Ask about industry experience – but I would coach you not to get totally absorbed with industry focus. In real life, in terms of successful outcomes, it’s far more important to have energetic, creative, skilled negotiators, than it is to have someone who speaks your industry “language” perfectly. Often professionals who are very established in one industry tend to rely heavily on old friends and colleagues. It’s much easier, if you’re the broker, to independently and competitively deal with multiple alternative suitors, when you have NO pre-established allegiances to deal with. If our firm assigns 3 senior people to one sale engagement, we actually, as a matter of policy, make sure that at least one of the three is completely new to the industry. Those people are more creative and more successful at finding evolving new players, and new influences within the industry. It works.
Ask the prospective firm who, specifically, will work on your transaction. Ask how much of each person’s time they would expect to budget for your specific transaction. Ask how often, and to what level of detail, they will share status reports with you.
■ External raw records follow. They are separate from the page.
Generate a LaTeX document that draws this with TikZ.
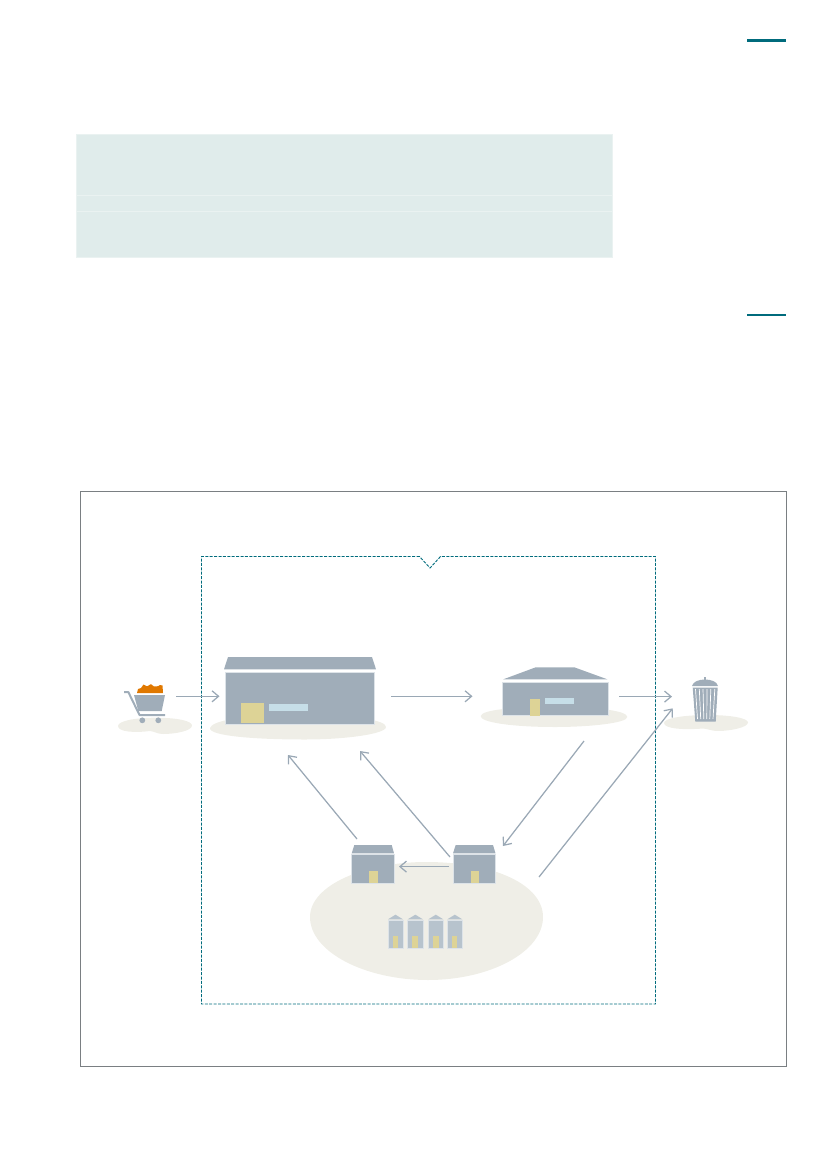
\documentclass[tikz,border=0pt]{standalone}
\usetikzlibrary{arrows.meta}
\definecolor{tealbar}{HTML}{006B7C}
\definecolor{tablebg}{HTML}{E0ECEB}
\definecolor{tableln}{HTML}{EAF2F1}
\definecolor{bldg}{HTML}{A0ADB9}
\definecolor{silo}{HTML}{B7C3CD}
\definecolor{edgeln}{HTML}{DDE3E8}
\definecolor{doorc}{HTML}{DDD396}
\definecolor{winc}{HTML}{C6DEE8}
\definecolor{groundc}{HTML}{EFEEE7}
\definecolor{arrowc}{HTML}{9AA8B5}
\definecolor{orangec}{HTML}{E07800}
\definecolor{framec}{HTML}{7A7F82}
\tikzset{
  ground/.style={fill=groundc,draw=none},
  wall/.style={fill=bldg,draw=edgeln,line width=.7pt},
  roofs/.style={fill=bldg,draw=none},
  doors/.style={fill=doorc,draw=none},
  wins/.style={fill=winc,draw=none},
  flow/.style={draw=arrowc,line width=1.25pt,-{Straight Barb[length=6.5pt,width=11pt,line width=1.25pt]}},
}
\begin{document}
\begin{tikzpicture}[x=1pt,y=-1pt]
\useasboundingbox (0,0) rectangle (827,1169);
% top right rules
\fill[tealbar] (747,39.5) rectangle (786,42.5);
\fill[tealbar] (747,314) rectangle (786,315.5);
% table
\fill[tablebg,draw=tableln,line width=.7pt] (76.5,134) rectangle (612.5,257);
\draw[tableln,line width=.7pt] (76.5,195.5) -- (612.5,195.5) (76.5,211.5) -- (612.5,211.5);
% frames
\draw[framec,line width=.8pt] (80.5,491) rectangle (786,1066);
\draw[tealbar,line width=.9pt,dash pattern=on 3pt off 1.4pt] (419.5,556.5) -- (201.5,556.5) -- (201.5,1004) -- (655.5,1004) -- (655.5,556.5) -- (440.5,556.5) -- (430,568) -- cycle;
% grounds
\fill[ground] (210,728) .. controls (212,721) and (240,715) .. (298,715) .. controls (355,715) and (386,720) .. (386,727) .. controls (386,734) and (345,739.5) .. (305,739.5) .. controls (255,739.5) and (209,736) .. (210,728) -- cycle;
\fill[ground] (480.7,716) .. controls (482,710) and (510,707) .. (555,707) .. controls (600,707) and (627.3,711) .. (627.3,717) .. controls (627.3,723) and (590,727) .. (555,727) .. controls (510,727) and (480,722) .. (480.7,716) -- cycle;
\fill[ground] (118,726) .. controls (118,721) and (135,717.7) .. (155,717.7) .. controls (178,717.7) and (192,721) .. (192,725.5) .. controls (192,731) and (175,734) .. (163,734) .. controls (157,734) and (155,731.5) .. (150,731) .. controls (135,733) and (118,732) .. (118,726) -- cycle;
\fill[ground] (664,723) .. controls (664,718) and (685,715) .. (708,715) .. controls (730,715) and (748,718) .. (748,722.5) .. controls (748,727.5) and (730,731) .. (718,731) .. controls (711,731) and (709,729) .. (703,728.5) .. controls (685,730) and (664,729) .. (664,723) -- cycle;
\fill[ground] (310,917) .. controls (310,885) and (365,862) .. (426,862) .. controls (495,862) and (543,885) .. (543,917) .. controls (543,952) and (490,980) .. (428,980) .. controls (365,980) and (310,952) .. (310,917) -- cycle;
% main building
\fill[roofs] (228,657) -- (372,657) -- (376,669.3) -- (224,669.3) -- cycle;
\draw[wall] (225.7,672) rectangle (374,724);
\fill[doors] (241,703.3) rectangle (264.3,722.7);
\fill[wins] (269,704) rectangle (308,711.3);
\coordinate (mainL) at (219.5,696.3);
\coordinate (mainR) at (391,696.3);
% second building
\fill[roofs] (535.7,667.3) -- (574.3,667.3) -- (607.3,679.3) -- (503.3,679.3) -- cycle;
\draw[wall] (502,682) rectangle (608.7,715.7);
\fill[doors] (530,698.7) rectangle (540.3,715.7);
\fill[wins] (545.3,698) rectangle (573.7,704);
\coordinate (secL) at (472.5,696.3);
\coordinate (secR) at (619,696.6);
\coordinate (secB) at (584,741);
% cart
\coordinate (cartR) at (176,696.3);
\fill[orangec] (137,693) -- (138,689) -- (141,688) -- (143.5,684.5) -- (147,686.3) -- (151,684.2) -- (154,686.5) -- (158,686.2) -- (160,685) -- (162.5,685.5) -- (163,693) -- cycle;
\fill[bldg] (134,695) -- (165,695) -- (161.7,711) -- (138.3,711) -- cycle;
\draw[bldg,line width=2pt,line join=round] (124,692) -- (128.3,692) -- (139.5,715) -- (165,715);
\fill[bldg] (142.3,720.3) circle (2.9) (158.3,720.3) circle (2.9);
% bin
\fill[bldg] (692,686) .. controls (693,681.5) and (699,679.5) .. (705,679.5) .. controls (711,679.5) and (717,681.5) .. (718,686) -- cycle;
\fill[bldg] (704,677) rectangle (706,680);
\fill[bldg] (692.7,687.5) -- (717.7,687.5) -- (715.7,721.7) -- (695.3,721.7) -- cycle;
\draw[white,line width=.7pt] (695.5,689) -- (697.5,719) (699.3,689) -- (700.7,719) (703,689) -- (703.8,719) (707,689) -- (706.8,719) (710.8,689) -- (709.8,719) (714.8,689) -- (713,719);
\coordinate (binA) at (672,696.6);
\coordinate (binB) at (672.7,708.3);
% yard buildings
\fill[roofs] (354.3,845) -- (391.7,845) -- (394,853.3) -- (351.7,853.3) -- cycle;
\draw[wall] (351.7,854.7) rectangle (394.3,883.3);
\fill[doors] (369.3,871.3) rectangle (377.7,883);
\fill[roofs] (455.7,845) -- (493,845) -- (495.5,853.3) -- (453,853.3) -- cycle;
\draw[wall] (453,854.7) rectangle (495.7,883.3);
\fill[doors] (470.7,871.3) rectangle (479,883);
% silos
\foreach \a/\b/\d in {388/403/393,407.7/423/412.3,428.3/443.3/433.3,447.3/462.3/452}{
  \fill[silo] (\a,919.3) -- ({(\a+\b)/2},914.7) -- (\b,919.3) -- cycle;
  \fill[silo,draw=edgeln,line width=.6pt] (\a,919.8) rectangle (\b,948);
  \fill[doors] (\d,936) rectangle (\d+5.4,948);
}
\coordinate (yardAR) at (399,866.6);
\coordinate (yardATop) at (357,839);
\coordinate (yardBL) at (449,866.6);
\coordinate (yardBTop) at (450,857);
\coordinate (yardBIn) at (503,846);
\coordinate (yardOut) at (539,877);
\coordinate (mainB1) at (288,755);
\coordinate (mainB2) at (360,751);
% connectors
\draw[flow] (cartR) -- (mainL);
\draw[flow] (mainR) -- (secL);
\draw[flow] (secR) -- (binA);
\draw[flow] (yardOut) -- (binB);
\draw[flow] (secB) -- (yardBIn);
\draw[flow] (yardBTop) -- (mainB2);
\draw[flow] (yardATop) -- (mainB1);
\draw[flow] (yardBL) -- (yardAR);
\end{tikzpicture}
\end{document}
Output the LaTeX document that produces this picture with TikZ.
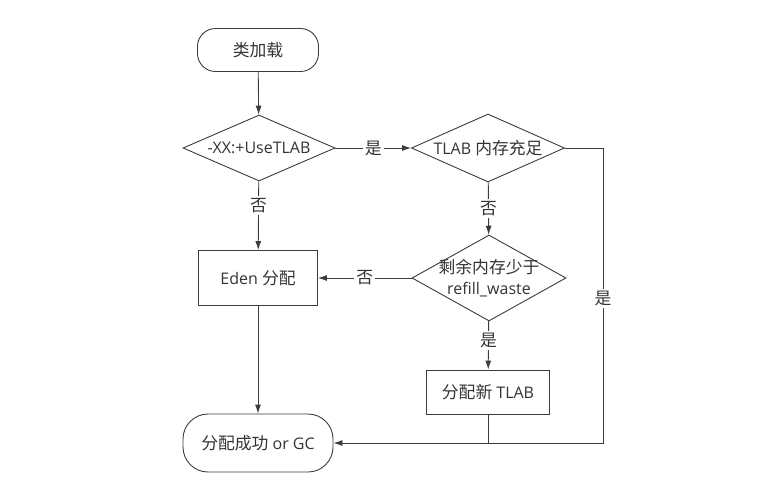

In almost every business sale, the likely time required for a senior professional to stay alert and “on top” of the engagement is probably between 1/3 and 2/3 of that individual’s time. If that kind of time commitment is not part of the plan, your chances of success decrease dramatically.
Ask intermediaries if they have ever had sellers involved in litigation with buyers post sale. If they have experienced this, ask what it cost their seller clients in the end. Honest and very careful and meticulous communication can usually avoid post-sale problems. However – smoothing out all of the potential bumps in the road, as the Definitive Purchase Agreement and other key documents are drafted, is extremely time-consuming for the intermediary. (Historically, we probably average one fourth to 1/3 of the total engagement time controlling this.) However, it is important, if you expect to keep the proceeds. (We have not had one single lawsuit between our sellers and their buyers, in over 20 years.) Sellers without litigation avoid cost, and avoid huge head-aches.
Consider the fee structure proposed by the intermediaries, and try to determine if it will incentivize them to get the optimum results for you. Their financial incentives should mirror yours, as closely as possible. That may mean bonus elements to encourage higher proceeds, greater speed, or even desirable post-sale employment agreements or perhaps sale of related real estate. The more clearly and consistently the financial incentives to the intermediary match yours, the more likely it will be that both sides achieve desired results.
Also, in considering fee structures, do not be too afraid of up front retainers. Any quality intermediary will require some payments from sellers, either up front, or as the engagement progresses. Such retainers usually don’t even begin to cover actual costs, but they do reassure the intermediary that the seller is truly committed to this attempt to sell. Ideally, the seller should want a vast majority of the intermediary’s fee to come with successful close. But if there is zero required fee up front – the seller probably will get about what he has paid for (zero).
The last, but certainly not the least important, factor lies in assessing how you will likely work with the intermediary. Do you sense that they care about their clients? Do they seem to be driven, and likely to be hard workers? Do you think they seem to share your perspectives about right and wrong? Do they seem to appreciate and value this business that you have worked so hard to build? If these things seem to really be a fit for you, and if the other details were at least “OK” – you may have found your match!
Help from the right intermediaries can produce the ultimate grand-slam, home run of a business lifetime! Never to work another day? Unlikely. But never to HAVE to is a good place to be!